Many of these posts were detected by automated systems monitoring users' activity, in line with CEO Mark Zuckerberg's statement to US Congress that his company would use artificial intelligence to identify social media posts that might violate the company's policies.
The task of detecting abusive posts and comments on social media is not entirely technological. Even Facebook's human moderators have trouble to define what is classified as hate speech, inconsistently applying the company's guidelines and even reversing their decisions (especially when they made headlines).
There are even more complications that can come to the foreground, for instance, what if attackers try to use the machine learning system against itself – tainting the data and the algorithms to learn from to influence the result. There is a phenomenon called "Google Bombing", in which people create websites and construct sequences of web links in an effort that will affect the results of Google's search algorithms. A similar "data poisoning" attack could limit Facebook's effort to identify hate speech.
How to trick these machines into learning?
Machine learning, which is a form of artificial intelligence, has proven to be very useful in detecting many kinds of fraud and abuse, including email spam, phishing spam, credit card fraud and fake product reviews.
It works best when there are large amounts of data in which to identify patterns that can reliably separate normal, benign behaviour from malicious activity. For example, if people use their email systems to report as spam large numbers of messages that contain the words "urgent", “investment” and “payment,” then a machine learning algorithm will be more likely to label as spam future messages including those words.
Detecting abusive posts and comments on social media is a similar problem: An algorithm would look for text patterns that are correlated with abusive or nonabusive behaviour. This is much faster than reading each comment, more flexible than simply performing keyword searches for slurs, and more proactive than waiting for complaints.
In addition to the text itself, there are often clues from context, including the user who posted the content and their other actions on the platforms. A verified Twitter account with a million followers would likely be treated differently than a newly created account with no followers.

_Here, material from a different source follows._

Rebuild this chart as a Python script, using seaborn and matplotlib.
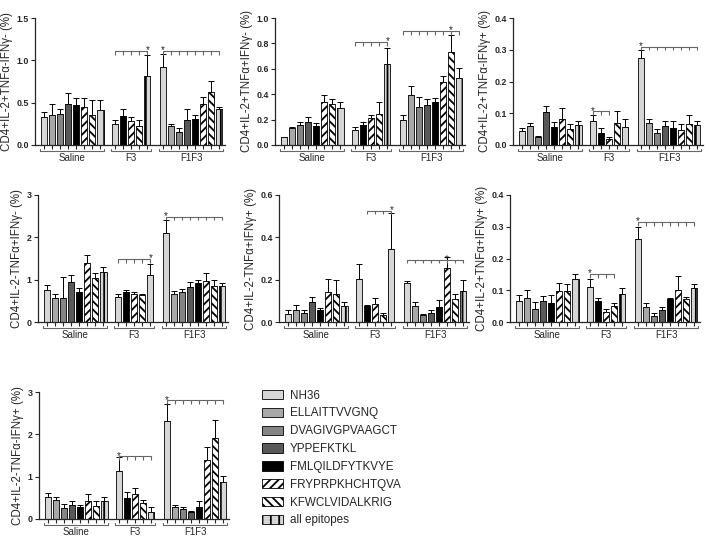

But as those algorithms are developed, abusers adapt, changing their patterns of behaviour to avoid detection. Since the dawn of letter substitution in email spam, every new medium has spawned its own version: People buy Twitter followers, favourable Amazon reviews, as well as Facebook Likes, all to fool algorithms and other humans into thinking they're more reputable.
As a result, a big piece of detecting abuse involves creating a stable definition of what is a problem, even as the actual text expressing the abuse changes. This presents an opportunity for artificial intelligence to effectively enter an arms race against itself. If an AI system is possible of detecting what a possible attacker might do, it could be adapted to simulate performing that behaviour.
Another AI system could analyse those actions, learning to detect abusers' efforts to sneak hate speech past the automated filters. Once both the attackers and defenders can be simulated, game theory can identify their best strategies in this competition.
Abusers don't just have to change their own behaviour, by substituting different characters for letters or using words or symbols in coded ways, they can also change the machine learning system itself.
Due to the algorithms that are trained on data that are generated by humans, if enough people change their behaviour in particular ways, the system will learn a different lesson than its creators intended. In 2016, for instance, Microsoft unveiled "Tay", a Twitter bot that was supposed to engage a meaningful conversation with other Twitter users. Instead, trolls fooled the bot with hateful and abusive messages. As the bot analysed that text, it began to reply in kind and was quickly shut down.
However, no machine learning system will ever be perfect. Like humans, computers should be used as part of a larger effort to fight abuse. Even email spam, a major success for machine learning, relies on more than just a good algorithm.